# Data Collection and Feature Generation for PrimoGPT Training

This notebook is responsible for collecting and processing stock data that will be used to train the PrimoGPT model. The process involves:

1. Downloading historical stock data, news, and press releases using Finnhub and Yahoo Finance APIs
2. Processing this data through GPT-4 to generate labeled features for training
3. Saving both processed data in structured formats

## Key Parameters
- `is_for_train=True`: Enables special prompt template that includes future price information
- `custom_gpt=False`: Uses GPT-4o instead of custom PrimoGPT model for feature generation (in this moment we don't have custom model)

## Process Flow
1. Downloads stock price data and calculates returns
2. Fetches relevant news and press releases
3. Processes each day's data through GPT-4 to generate features like:
   - News relevance (0-2)
   - Sentiment (-1 to 1)
   - Price impact potential (-3 to 3)
   - Trend direction (-1 to 1)
   - Earnings impact (-2 to 2)
   - Investor confidence (-3 to 3)
   - Risk profile change (-2 to 2)

## Related Files
- `primogpt/prepare_data.py`: Handles data collection and preprocessing
- `primogpt/create_prompt.py`: Manages prompt engineering and GPT interactions

In [None]:
# Import required modules and set up paths
import sys
sys.path.append('../../')

import json
import os

from primogpt.create_prompt import *
from primogpt.prepare_data import *

In [None]:
# Define stock symbol and date range for data collection
stock_symbol = "AMD"
start_date = "2021-09-01"
end_date = "2024-07-31"

# Create directory for storing data
data_dir = f"data/{stock_symbol}_{start_date}_{end_date}"
os.makedirs(data_dir, exist_ok=True)

In [None]:
# Downloads and processes raw stock data
prepare_data_for_symbol(stock_symbol, data_dir, start_date, end_date)

In [None]:
# Define output CSV filename
csv_file_name = f"{stock_symbol}_{start_date}_{end_date}.csv"
csv_file_path = os.path.join(data_dir, csv_file_name)

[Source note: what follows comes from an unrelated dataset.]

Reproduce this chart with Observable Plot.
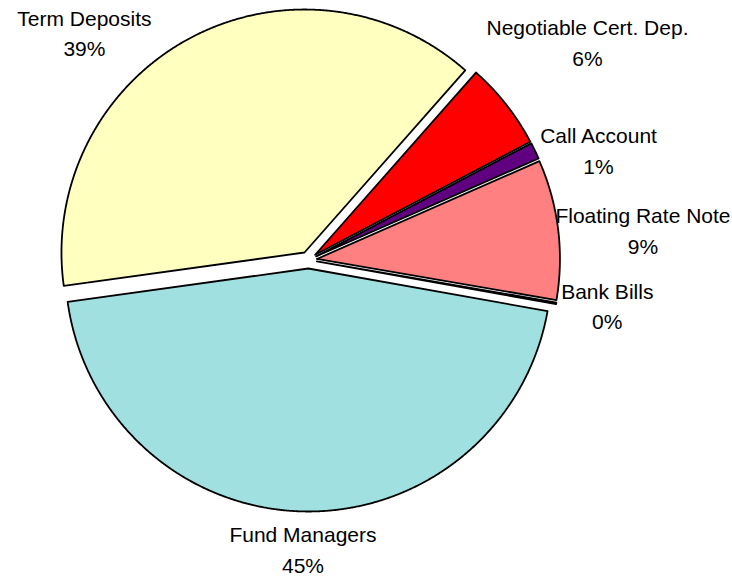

# Load and display raw data for verification
df = pd.read_csv(csv_file_path)
df.head(50)

In [None]:
# Display sample news content to verify data quality
news_content = df.loc[1, 'News']
news_content_json = json.loads(news_content) 

print("News:")
for news_item in news_content_json:
    print(f"Date: {news_item['date']}, Headline: {news_item['headline']}, Summary: {news_item['summary']}\n")

In [None]:
# Display sample press releases to verify data quality
press_releases = df.loc[1, 'PressReleases']
press_releases_json = json.loads(press_releases)

print("Press Releases:")
for release in press_releases_json:
    print(f"Date: {release['date']}, Headline: {release['headline']}, Description: {release['description']}\n")

In [None]:
# Generates features using GPT-4o and saves results to CSV
results = process_stock_data(stock_symbol, data_dir, start_date, end_date, is_for_train=True, custom_gpt=False)

In [None]:
# Load and display processed data with GPT-generated features
csv_file_name = f"{stock_symbol}_{start_date}_{end_date}_gpt.csv"
csv_file_path = os.path.join(data_dir, csv_file_name)
df = pd.read_csv(csv_file_path)
df.head(50)